I really like this interpretation because of how it weds things that are physically empirical to its “true meaning” in theological symbolism.
But my question is this: if physical pain is a “parable” or a “drama” of a spiritual reality (which I think an orthodox interpretation of the Biblical account suggests), what do we make of the experience of pain predating man receiving the “Image of God” (whenever we accept that is imparted to him), or even that pain and suffering are necessary features of our world system to even bring life and further evolutionary development about?
In other words, if a physical reality is primarily meant to symbolize a theological reality for Image-bearers, how do we account for that physical reality existing prior to anatomically modern humans being given the capacity to understand the theological reality it is meant to symbolize, especially if we assume that the physical reality of pain was brought about as a curse in response to man’s disobedience?
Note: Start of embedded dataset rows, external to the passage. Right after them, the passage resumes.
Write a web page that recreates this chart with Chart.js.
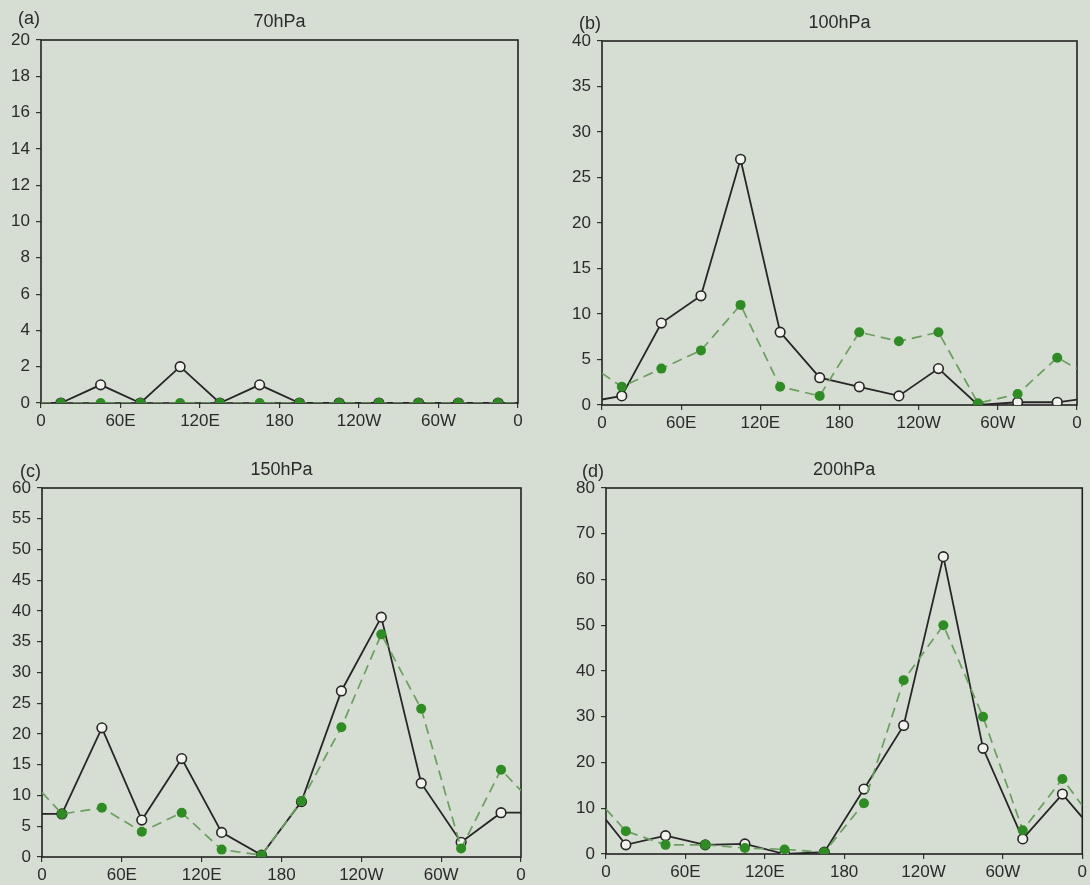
<!DOCTYPE html>
<html>
<head>
<meta charset="utf-8">
<script src="https://cdn.jsdelivr.net/npm/chart.js@4"></script>
<style>
  body { margin: 0; background: #d6ddd3; }
  #page { position: relative; width: 1090px; height: 885px; overflow: hidden; background: #d6ddd3; }
  canvas { position: absolute; }
  .tag { position: absolute; font-family: "Liberation Sans", Arial, sans-serif; font-size: 18px; line-height: 20px; color: #2b2b2b; }
</style>
</head>
<body>
<div id="page">
  <canvas id="c70" width="545" height="442" style="left:0;top:0"></canvas>
  <canvas id="c100" width="545" height="442" style="left:545px;top:0"></canvas>
  <canvas id="c150" width="545" height="443" style="left:0;top:442px"></canvas>
  <canvas id="c200" width="545" height="443" style="left:545px;top:442px"></canvas>
  <div class="tag" style="left:18px;top:8px">(a)</div>
  <div class="tag" style="left:579px;top:13px">(b)</div>
  <div class="tag" style="left:20px;top:461px">(c)</div>
  <div class="tag" style="left:582px;top:461px">(d)</div>
</div>
<script>
"use strict";

// LONGITUDES (0 AND 360 ARE THE LINE ENDS AT THE FRAME, NO MARKER)
var lons = [0, 15, 45, 75, 105, 135, 165, 195, 225, 255, 285, 315, 345, 360];
var lonLabels = ["0", "60E", "120E", "180", "120W", "60W", "0"];

// SOLID BLACK (OPEN CIRCLES) AND DASHED GREEN (DOTS), ONE PAIR PER LEVEL
var solid70   = [0, 0, 1, 0, 2, 0, 1, 0, 0, 0, 0, 0, 0, 0];
var dashed70  = [0, 0, 0, 0, 0, 0, 0, 0, 0, 0, 0, 0, 0, 0];
var solid100  = [0.6, 1, 9, 12, 27, 8, 3, 2, 1, 4, 0, 0.3, 0.3, 0.6];
var dashed100 = [3.5, 2, 4, 6, 11, 2, 1, 8, 7, 8, 0.2, 1.2, 5.2, 4];
var solid150  = [7, 7, 21, 6, 16, 4, 0.3, 9, 27, 39, 12, 2.4, 7.2, 7.2];
var dashed150 = [10.5, 7, 8, 4.1, 7.2, 1.2, 0.3, 9.1, 21.1, 36.2, 24.1, 1.4, 14.2, 10.8];
var solid200  = [7.5, 2, 4, 2, 2.2, 0, 0.4, 14.2, 28.1, 65, 23.1, 3.3, 13.1, 8];
var dashed200 = [9.8, 5, 2, 2, 1.3, 1, 0.4, 11.1, 38, 50, 30, 5.2, 16.4, 10.6];

var FONT = "'Liberation Sans', Arial, sans-serif";
var INK = "#2b2b2b";

var framePlugin = {
  id: "frame",
  beforeDatasetsDraw: function(chart) {
    var a = chart.chartArea;
    var c = chart.ctx;
    c.save();
    c.strokeStyle = "#222";
    c.lineWidth = 1.6;
    c.strokeRect(a.left, a.top, a.right - a.left, a.bottom - a.top);
    c.restore();
  }
};

function toPts(vals)
{
  var pts = [];
  for (var i = 0; i < lons.length; i++) {
    pts.push({ x: lons[i], y: vals[i] });
  }
  return pts;
}

function markerSize(r)
{
  return function(ctx) {
    var i = ctx.dataIndex;
    return (i === 0 || i === lons.length - 1) ? 0 : r;
  };
}

function makePanel(id, title, solid, dashed, yMax, yStep, box)
{
  var ctx = document.getElementById(id).getContext("2d");
  return new Chart(ctx, {
    type: "line",
    data: {
      datasets: [{
        data: toPts(dashed),
        order: 0,
        borderColor: "#6c9e60",
        borderWidth: 1.7,
        borderDash: [10, 6],
        pointRadius: markerSize(5),
        pointBackgroundColor: "#2f8c25",
        pointBorderWidth: 0,
        tension: 0,
        clip: 0
      }, {
        data: toPts(solid),
        order: 1,
        borderColor: "#262626",
        borderWidth: 1.8,
        pointRadius: markerSize(4.8),
        pointBackgroundColor: "#f2f3ee",
        pointBorderColor: "#262626",
        pointBorderWidth: 1.6,
        tension: 0,
        clip: 0
      }]
    },
    options: {
      responsive: false,
      animation: false,
      layout: { padding: { left: 0, right: box.padRight, top: 0, bottom: 0 } },
      plugins: {
        legend: { display: false },
        tooltip: { enabled: false },
        title: {
          display: true,
          text: title,
          fullSize: false,
          color: INK,
          font: { family: FONT, size: 18, weight: "normal", lineHeight: 1.2 },
          padding: { top: box.titleTop, bottom: box.titleBottom }
        }
      },
      scales: {
        x: {
          type: "linear",
          min: 0,
          max: 360,
          afterFit: function(s) { s.height = box.xHeight; },
          ticks: {
            stepSize: 60,
            autoSkip: false,
            maxRotation: 0,
            padding: 3,
            color: INK,
            font: { family: FONT, size: 17 },
            callback: function(v) { return lonLabels[Math.round(v / 60)]; }
          },
          grid: { drawOnChartArea: false, tickLength: 5, color: "#333", lineWidth: 1.2 },
          border: { display: false }
        },
        y: {
          min: 0,
          max: yMax,
          afterFit: function(s) { s.width = box.yWidth; },
          ticks: {
            stepSize: yStep,
            padding: 6,
            color: INK,
            font: { family: FONT, size: 17 }
          },
          grid: { drawOnChartArea: false, tickLength: 5, color: "#333", lineWidth: 1.2 },
          border: { display: false }
        }
      }
    },
    plugins: [framePlugin]
  });
}

// TITLE BLOCK = 18 * 1.2 + TOP + BOTTOM PADDING, SETS THE TOP OF THE PLOT
makePanel("c70", "70hPa", solid70, dashed70, 20, 2,
  { yWidth: 41, padRight: 27, xHeight: 39, titleTop: 11, titleBottom: 7.4 });
makePanel("c100", "100hPa", solid100, dashed100, 40, 5,
  { yWidth: 57, padRight: 13, xHeight: 37, titleTop: 12, titleBottom: 7.4 });
makePanel("c150", "150hPa", solid150, dashed150, 60, 5,
  { yWidth: 42, padRight: 24, xHeight: 28, titleTop: 17, titleBottom: 7.4 });
makePanel("c200", "200hPa", solid200, dashed200, 80, 10,
  { yWidth: 61, padRight: 5, xHeight: 31, titleTop: 17, titleBottom: 7.4 });
</script>
</body>
</html>
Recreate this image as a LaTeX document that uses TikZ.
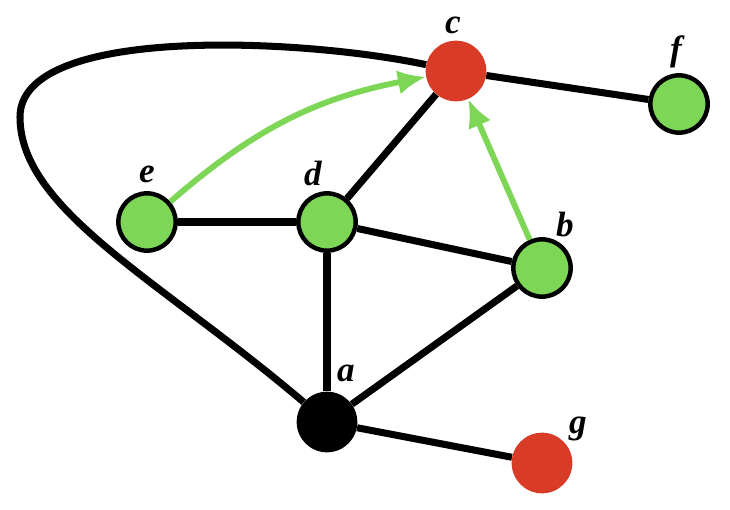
\documentclass[tikz,border=0pt]{standalone}
\usepackage{fontspec}
\setmainfont{Liberation Serif}
\usetikzlibrary{arrows.meta,backgrounds}

\definecolor{vgreen}{RGB}{126,214,87}
\definecolor{vred}{RGB}{216,59,38}

\begin{document}
\begin{tikzpicture}[x=0.03cm,y=-0.03cm,
  vtx/.style={circle,inner sep=0pt,minimum size=1.72cm},
  gvtx/.style={vtx,draw=black,line width=3.8pt,fill=vgreen},
  rvtx/.style={vtx,fill=vred,minimum size=1.82cm},
  bvtx/.style={vtx,fill=black,minimum size=1.82cm},
  lbl/.style={font=\fontsize{30}{32}\selectfont\bfseries\itshape,inner sep=0pt},
  edge/.style={line width=6pt},
  garrow/.style={line width=5pt,draw=vgreen,-{Latex[length=24pt,width=21pt]}}]
\useasboundingbox (0,0) rectangle (730,510);

\node[rvtx] (c) at (456,71) {};
\node[gvtx] (f) at (679,104) {};
\node[gvtx] (e) at (147,222) {};
\node[gvtx] (d) at (327,222) {};
\node[gvtx] (b) at (542,268) {};
\node[bvtx] (a) at (327,422) {};
\node[rvtx] (g) at (542,463) {};

\node[lbl] (lc) at (453,25) {c};
\node[lbl] (lf) at (676,52) {f};
\node[lbl] (le) at (147,174) {e};
\node[lbl] (ld) at (313,173) {d};
\node[lbl] (lb) at (565,225) {b};
\node[lbl] (la) at (346,373) {a};
\node[lbl] (lg) at (578,429) {g};

\coordinate (lft) at (20,117);

\begin{scope}[on background layer]
\draw[edge] (a) .. controls (160,280) and (20,210) .. (lft)
  .. controls (20,25) and (300,38) .. (c);
\draw[edge] (c) -- (f);
\draw[edge] (e) -- (d);
\draw[edge] (d) -- (c);
\draw[edge] (d) -- (b);
\draw[edge] (d) -- (a);
\draw[edge] (a) -- (b);
\draw[edge] (a) -- (g);
\end{scope}

\draw[garrow] (e) to[bend left=15] (c);
\draw[garrow] (b) -- (c);
\end{tikzpicture}
\end{document}
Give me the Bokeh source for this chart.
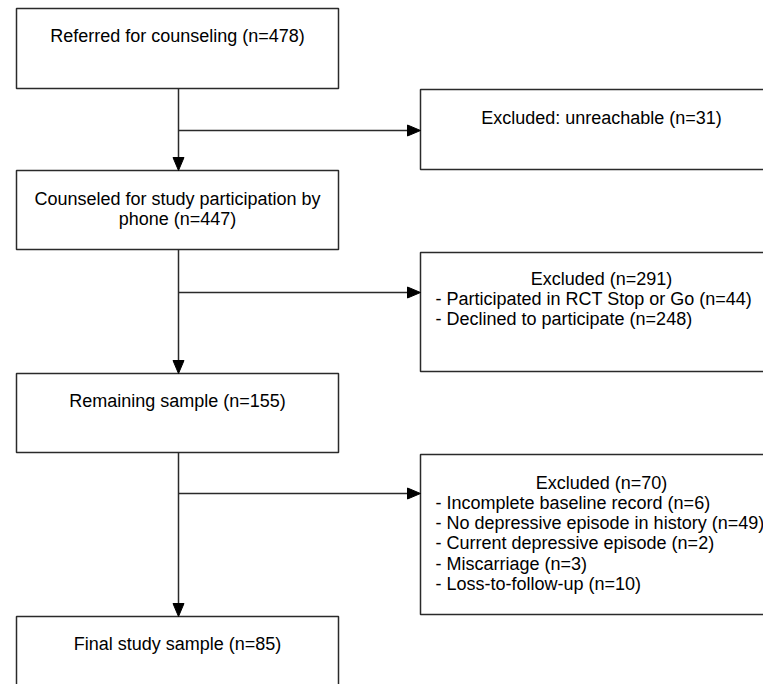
from bokeh.plotting import figure
from bokeh.models import Range1d
from bokeh.core.properties import value
from bokeh.embed import file_html
from bokeh.resources import INLINE

# ---- content ----
main_labels = [
    ["Referred for counseling (n=478)"],
    ["Counseled for study participation by", "phone (n=447)"],
    ["Remaining sample (n=155)"],
    ["Final study sample (n=85)"],
]
excl_titles = [
    "Excluded: unreachable (n=31)",
    "Excluded (n=291)",
    "Excluded (n=70)",
]
excl_items = [
    [],
    ["- Participated in RCT Stop or Go (n=44)",
     "- Declined to participate (n=248)"],
    ["- Incomplete baseline record (n=6)",
     "- No depressive episode in history (n=49)",
     "- Current depressive episode (n=2)",
     "- Miscarriage (n=3)",
     "- Loss-to-follow-up (n=10)"],
]

# ---- layout (pixel coordinates) ----
main_left, main_right = 16, 338
main_top = [8, 170, 373, 616]
main_bot = [88, 249, 452, 720]
main_text_y = [35, 198, 400, 643]
stem_x = 178

ex_left, ex_right = 420, 782
ex_top = [89, 252, 454]
ex_bot = [169, 371, 614]
ex_title_y = [117, 278, 482]
branch_y = [130, 292, 493]
item_x = 435
line_gap = 20.3

FONT = "Liberation Sans"
FS = "18px"
LC = "#2a2a2a"

p = figure(width=763, height=684, x_range=Range1d(0, 763), y_range=Range1d(684, 0),
           output_backend="svg", toolbar_location=None, min_border=0)
p.axis.visible = False
p.grid.visible = False
p.outline_line_color = None
p.background_fill_color = "white"
p.border_fill_color = "white"

# boxes
p.quad(left=[main_left] * 4, right=[main_right] * 4, top=main_top, bottom=main_bot,
       fill_color="white", line_color=LC, line_width=1.5)
p.quad(left=[ex_left] * 3, right=[ex_right] * 3, top=ex_top, bottom=ex_bot,
       fill_color="white", line_color=LC, line_width=1.5)

# vertical stems
ah = 13  # arrow head length
aw = 5.5  # half width
p.segment(x0=[stem_x] * 3, y0=main_bot[:3], x1=[stem_x] * 3,
          y1=[t - ah + 1 for t in main_top[1:]], line_color=LC, line_width=1.5)
# branches
p.segment(x0=[stem_x] * 3, y0=branch_y, x1=[ex_left - ah + 1] * 3, y1=branch_y,
          line_color=LC, line_width=1.5)

# arrowheads
xs, ys = [], []
for t in main_top[1:]:
    xs.append([stem_x - aw, stem_x + aw, stem_x])
    ys.append([t - ah, t - ah, t])
for b in branch_y:
    xs.append([ex_left - ah, ex_left - ah, ex_left])
    ys.append([b - aw, b + aw, b])
p.patches(xs, ys, fill_color="black", line_color="black", line_width=1)

# main texts
tx, ty, tt = [], [], []
for lines, y0 in zip(main_labels, main_text_y):
    for i, s in enumerate(lines):
        tx.append((main_left + main_right) / 2)
        ty.append(y0 + i * line_gap)
        tt.append(s)
p.text(x=tx, y=ty, text=tt, text_align="center", text_baseline="middle",
       text_font=value(FONT), text_font_size=FS, text_color="black")

# exclusion titles
p.text(x=[601] * 3, y=ex_title_y, text=excl_titles, text_align="center",
       text_baseline="middle", text_font=value(FONT), text_font_size=FS,
       text_color="black")

# exclusion items
ix, iy, it = [], [], []
for items, y0 in zip(excl_items, ex_title_y):
    for i, s in enumerate(items):
        ix.append(item_x)
        iy.append(y0 + (i + 1) * line_gap)
        it.append(s)
p.text(x=ix, y=iy, text=it, text_align="left", text_baseline="middle",
       text_font=value(FONT), text_font_size=FS, text_color="black")

open("out.html", "w").write(file_html(p, INLINE))
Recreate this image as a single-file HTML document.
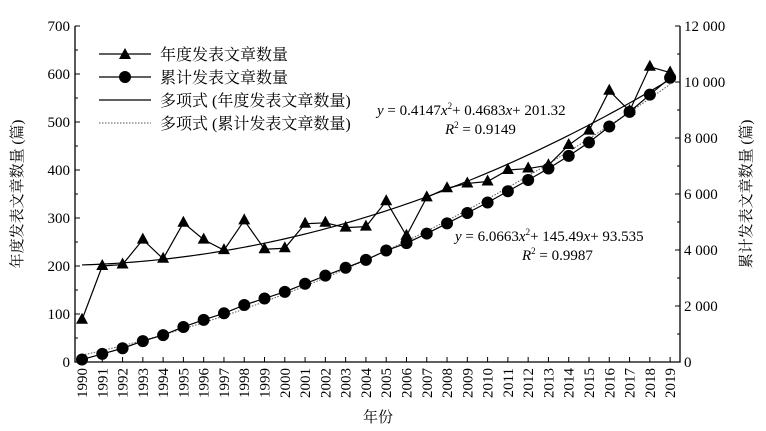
<!DOCTYPE html><html><head><meta charset="utf-8"><style>body{margin:0;background:#fff}svg{display:block}svg text{font-family:"Liberation Serif","Times New Roman","DejaVu Serif","Noto Serif CJK SC",serif;fill:#000}</style></head><body>
<svg id="s" width="766" height="431" xmlns="http://www.w3.org/2000/svg" font-family="'Liberation Serif','Noto Serif CJK SC',serif"></svg>
<script>
const s=document.getElementById('s');let h='';
const X0=75,X1=680,Y0=362,Y1=26;
const xs=i=>82+i*20.28, yl=v=>Y0-v*(336/700), yr=v=>Y0-v*(336/12000);
const a=[88,200,203,255,215,290,255,233,295,235,237,288,290,280,282,335,263,343,362,372,376,400,403,410,452,482,565,523,615,603];
let c=[],t=0;a.forEach(v=>{t+=v;c.push(t)});
h+=`<path d="M${X0} ${Y1}V${Y0}H${X1}V${Y1}" fill="none" stroke="#000" stroke-width="1.3"/>`;
for(let v=0;v<=700;v+=50){const y=yl(v);h+=`<line x1="${X0}" x2="${X0+(v%100?3:5)}" y1="${y}" y2="${y}" stroke="#000"/>`;if(v%100==0)h+=`<text x="${X0-5}" y="${y+5}" font-size="15" text-anchor="end">${v}</text>`}
for(let v=0;v<=12000;v+=1000){const y=yr(v);h+=`<line x1="${X1}" x2="${X1-(v%2000?3:5)}" y1="${y}" y2="${y}" stroke="#000"/>`;if(v%2000==0){let l=v>=1000?(Math.floor(v/1000)+' 000'):'0';h+=`<text x="${X1+4}" y="${y+5}" font-size="15">${l}</text>`}}
for(let i=0;i<30;i++){const x=xs(i);h+=`<line x1="${x}" x2="${x}" y1="${Y0}" y2="${Y0-5}" stroke="#000"/><text transform="translate(${x+5},${Y0+6}) rotate(-90)" font-size="15" text-anchor="end">${1990+i}</text>`}
let p1='',p2='';for(let k=0;k<=120;k++){const x=1+k*29/120;const px=xs(x-1);p1+=(k?'L':'M')+px+' '+yl(0.4147*x*x+0.4683*x+201.32);p2+=(k?'L':'M')+px+' '+yr(6.0663*x*x+145.49*x+93.535)}
h+=`<path d="${p1}" fill="none" stroke="#000" stroke-width="1.2"/><path d="${p2}" fill="none" stroke="#555" stroke-width="1" stroke-dasharray="1.5 1.5"/>`;
h+=`<polyline points="${a.map((v,i)=>xs(i)+','+yl(v)).join(' ')}" fill="none" stroke="#000" stroke-width="1.2"/>`;
h+=`<polyline points="${c.map((v,i)=>xs(i)+','+yr(v)).join(' ')}" fill="none" stroke="#000" stroke-width="1.2"/>`;
const tri=(x,y)=>`<path d="M${x} ${y-7}L${x+6} ${y+4}H${x-6}Z"/>`;
a.forEach((v,i)=>h+=tri(xs(i),yl(v)));
c.forEach((v,i)=>h+=`<circle cx="${xs(i)}" cy="${yr(v)}" r="6"/>`);
h+=`<line x1="99" x2="151" y1="54" y2="54" stroke="#000" stroke-width="1.2"/>`+tri(125,55)+`<text x="160" y="60" font-size="16">年度发表文章数量</text>`;
h+=`<line x1="99" x2="151" y1="77" y2="77" stroke="#000" stroke-width="1.2"/><circle cx="125" cy="77" r="6"/><text x="160" y="83" font-size="16">累计发表文章数量</text>`;
h+=`<line x1="99" x2="151" y1="100" y2="100" stroke="#000" stroke-width="1.2"/><text x="160" y="106" font-size="16">多项式 (年度发表文章数量)</text>`;
h+=`<line x1="99" x2="151" y1="123" y2="123" stroke="#555" stroke-dasharray="1.5 1.5"/><text x="160" y="129" font-size="16">多项式 (累计发表文章数量)</text>`;
h+=`<text x="377" y="115" font-size="15"><tspan font-style="italic">y</tspan> = 0.4147<tspan font-style="italic">x</tspan><tspan font-size="9" dy="-6">2</tspan><tspan dy="6">+ 0.4683</tspan><tspan font-style="italic">x</tspan>+ 201.32</text>`;
h+=`<text x="445" y="134" font-size="15"><tspan font-style="italic">R</tspan><tspan font-size="9" dy="-6">2</tspan><tspan dy="6"> = 0.9149</tspan></text>`;
h+=`<text x="455" y="241" font-size="15"><tspan font-style="italic">y</tspan> = 6.0663<tspan font-style="italic">x</tspan><tspan font-size="9" dy="-6">2</tspan><tspan dy="6">+ 145.49</tspan><tspan font-style="italic">x</tspan>+ 93.535</text>`;
h+=`<text x="522" y="260" font-size="15"><tspan font-style="italic">R</tspan><tspan font-size="9" dy="-6">2</tspan><tspan dy="6"> = 0.9987</tspan></text>`;
h+=`<text x="378" y="422" font-size="15" text-anchor="middle">年份</text>`;
h+=`<text transform="translate(22,194) rotate(-90)" font-size="15" text-anchor="middle">年度发表文章数量 (篇)</text>`;
h+=`<text transform="translate(751,194) rotate(-90)" font-size="15" text-anchor="middle">累计发表文章数量 (篇)</text>`;
s.innerHTML=h;
</script></body></html>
One route is to say that God reveals pain’s “true spiritual meaning” in the same way he does for childbirth (e.g., Romans 8) or marriage (e.g., Ephesians 5), in the sense that these are also revealed to be “parables” or “dramas” of greater theological realities (the New Creation and Christ’s marriage to his Church, respectively). But the difference is that those things are “baked into the cake” of the human experience, for example, and aren’t necessarily things that the Bible seems to suggest were introduced in response to a prior human activity (with possibly the exception of childbirth, although Gen. 3 suggests it only becomes more painful for women, not that it wasn’t painful prior to Adam and Eve’s transgression or that it did not exist). That is not the case for physical pain, suffering, and death, which all seem to be introduced as responses to man’s disobedience.